- SET PROBLEM -
Would you write out the listing verbatim and skip every picture in it?

- RECORDED INFORMATION -
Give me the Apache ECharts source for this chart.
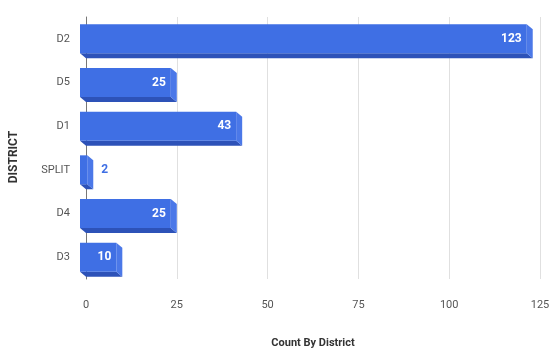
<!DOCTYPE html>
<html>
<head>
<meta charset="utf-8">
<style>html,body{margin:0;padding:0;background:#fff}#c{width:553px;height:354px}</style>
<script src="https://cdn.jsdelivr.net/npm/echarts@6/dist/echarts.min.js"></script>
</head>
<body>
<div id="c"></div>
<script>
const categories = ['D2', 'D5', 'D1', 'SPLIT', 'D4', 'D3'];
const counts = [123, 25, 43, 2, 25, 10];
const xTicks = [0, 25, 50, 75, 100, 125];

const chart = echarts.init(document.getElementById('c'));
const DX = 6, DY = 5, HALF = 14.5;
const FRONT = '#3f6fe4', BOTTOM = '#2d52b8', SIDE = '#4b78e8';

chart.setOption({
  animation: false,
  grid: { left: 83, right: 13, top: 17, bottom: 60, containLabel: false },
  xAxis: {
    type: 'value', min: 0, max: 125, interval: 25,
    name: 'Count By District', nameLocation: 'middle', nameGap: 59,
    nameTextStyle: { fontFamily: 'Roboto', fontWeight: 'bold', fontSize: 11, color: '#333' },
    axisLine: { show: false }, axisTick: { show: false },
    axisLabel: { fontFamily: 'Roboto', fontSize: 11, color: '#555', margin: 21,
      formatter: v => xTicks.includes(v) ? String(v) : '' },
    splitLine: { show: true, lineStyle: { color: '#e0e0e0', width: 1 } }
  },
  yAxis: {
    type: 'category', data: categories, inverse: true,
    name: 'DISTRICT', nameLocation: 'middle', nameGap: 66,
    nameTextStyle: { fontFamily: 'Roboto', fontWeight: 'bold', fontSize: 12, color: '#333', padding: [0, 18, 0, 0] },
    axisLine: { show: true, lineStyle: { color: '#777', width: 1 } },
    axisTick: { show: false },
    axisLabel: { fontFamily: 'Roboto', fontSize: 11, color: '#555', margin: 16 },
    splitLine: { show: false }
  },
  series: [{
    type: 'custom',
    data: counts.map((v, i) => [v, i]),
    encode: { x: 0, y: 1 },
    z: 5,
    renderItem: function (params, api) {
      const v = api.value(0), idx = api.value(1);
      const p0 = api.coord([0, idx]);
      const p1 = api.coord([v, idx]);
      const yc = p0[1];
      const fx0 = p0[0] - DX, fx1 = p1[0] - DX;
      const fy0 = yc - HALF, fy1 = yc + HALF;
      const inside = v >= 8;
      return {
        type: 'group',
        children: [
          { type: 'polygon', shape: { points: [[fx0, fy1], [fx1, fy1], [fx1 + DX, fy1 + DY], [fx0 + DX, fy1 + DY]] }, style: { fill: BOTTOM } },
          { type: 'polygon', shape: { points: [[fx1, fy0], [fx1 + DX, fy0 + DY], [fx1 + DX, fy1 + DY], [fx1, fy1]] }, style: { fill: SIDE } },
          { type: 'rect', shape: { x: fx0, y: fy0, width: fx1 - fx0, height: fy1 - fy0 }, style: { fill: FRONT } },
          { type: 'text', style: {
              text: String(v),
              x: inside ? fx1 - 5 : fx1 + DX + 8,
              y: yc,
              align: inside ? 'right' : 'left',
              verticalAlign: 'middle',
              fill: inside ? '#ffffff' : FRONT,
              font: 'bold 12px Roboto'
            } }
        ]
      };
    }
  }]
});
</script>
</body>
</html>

- COMPLETE OUTPUT -
Give me the Apache ECharts source for this chart.
<!DOCTYPE html>
<html>
<head>
<meta charset="utf-8">
<style>html,body{margin:0;padding:0;background:#fff}#c{width:553px;height:354px}</style>
<script src="https://cdn.jsdelivr.net/npm/echarts@6/dist/echarts.min.js"></script>
</head>
<body>
<div id="c"></div>
<script>
const categories = ['D2', 'D5', 'D1', 'SPLIT', 'D4', 'D3'];
const counts = [123, 25, 43, 2, 25, 10];
const xTicks = [0, 25, 50, 75, 100, 125];

const chart = echarts.init(document.getElementById('c'));
const DX = 6, DY = 5, HALF = 14.5;
const FRONT = '#3f6fe4', BOTTOM = '#2d52b8', SIDE = '#4b78e8';

chart.setOption({
  animation: false,
  grid: { left: 83, right: 13, top: 17, bottom: 60, containLabel: false },
  xAxis: {
    type: 'value', min: 0, max: 125, interval: 25,
    name: 'Count By District', nameLocation: 'middle', nameGap: 59,
    nameTextStyle: { fontFamily: 'Roboto', fontWeight: 'bold', fontSize: 11, color: '#333' },
    axisLine: { show: false }, axisTick: { show: false },
    axisLabel: { fontFamily: 'Roboto', fontSize: 11, color: '#555', margin: 21,
      formatter: v => xTicks.includes(v) ? String(v) : '' },
    splitLine: { show: true, lineStyle: { color: '#e0e0e0', width: 1 } }
  },
  yAxis: {
    type: 'category', data: categories, inverse: true,
    name: 'DISTRICT', nameLocation: 'middle', nameGap: 66,
    nameTextStyle: { fontFamily: 'Roboto', fontWeight: 'bold', fontSize: 12, color: '#333', padding: [0, 18, 0, 0] },
    axisLine: { show: true, lineStyle: { color: '#777', width: 1 } },
    axisTick: { show: false },
    axisLabel: { fontFamily: 'Roboto', fontSize: 11, color: '#555', margin: 16 },
    splitLine: { show: false }
  },
  series: [{
    type: 'custom',
    data: counts.map((v, i) => [v, i]),
    encode: { x: 0, y: 1 },
    z: 5,
    renderItem: function (params, api) {
      const v = api.value(0), idx = api.value(1);
      const p0 = api.coord([0, idx]);
      const p1 = api.coord([v, idx]);
      const yc = p0[1];
      const fx0 = p0[0] - DX, fx1 = p1[0] - DX;
      const fy0 = yc - HALF, fy1 = yc + HALF;
      const inside = v >= 8;
      return {
        type: 'group',
        children: [
          { type: 'polygon', shape: { points: [[fx0, fy1], [fx1, fy1], [fx1 + DX, fy1 + DY], [fx0 + DX, fy1 + DY]] }, style: { fill: BOTTOM } },
          { type: 'polygon', shape: { points: [[fx1, fy0], [fx1 + DX, fy0 + DY], [fx1 + DX, fy1 + DY], [fx1, fy1]] }, style: { fill: SIDE } },
          { type: 'rect', shape: { x: fx0, y: fy0, width: fx1 - fx0, height: fy1 - fy0 }, style: { fill: FRONT } },
          { type: 'text', style: {
              text: String(v),
              x: inside ? fx1 - 5 : fx1 + DX + 8,
              y: yc,
              align: inside ? 'right' : 'left',
              verticalAlign: 'middle',
              fill: inside ? '#ffffff' : FRONT,
              font: 'bold 12px Roboto'
            } }
        ]
      };
    }
  }]
});
</script>
</body>
</html>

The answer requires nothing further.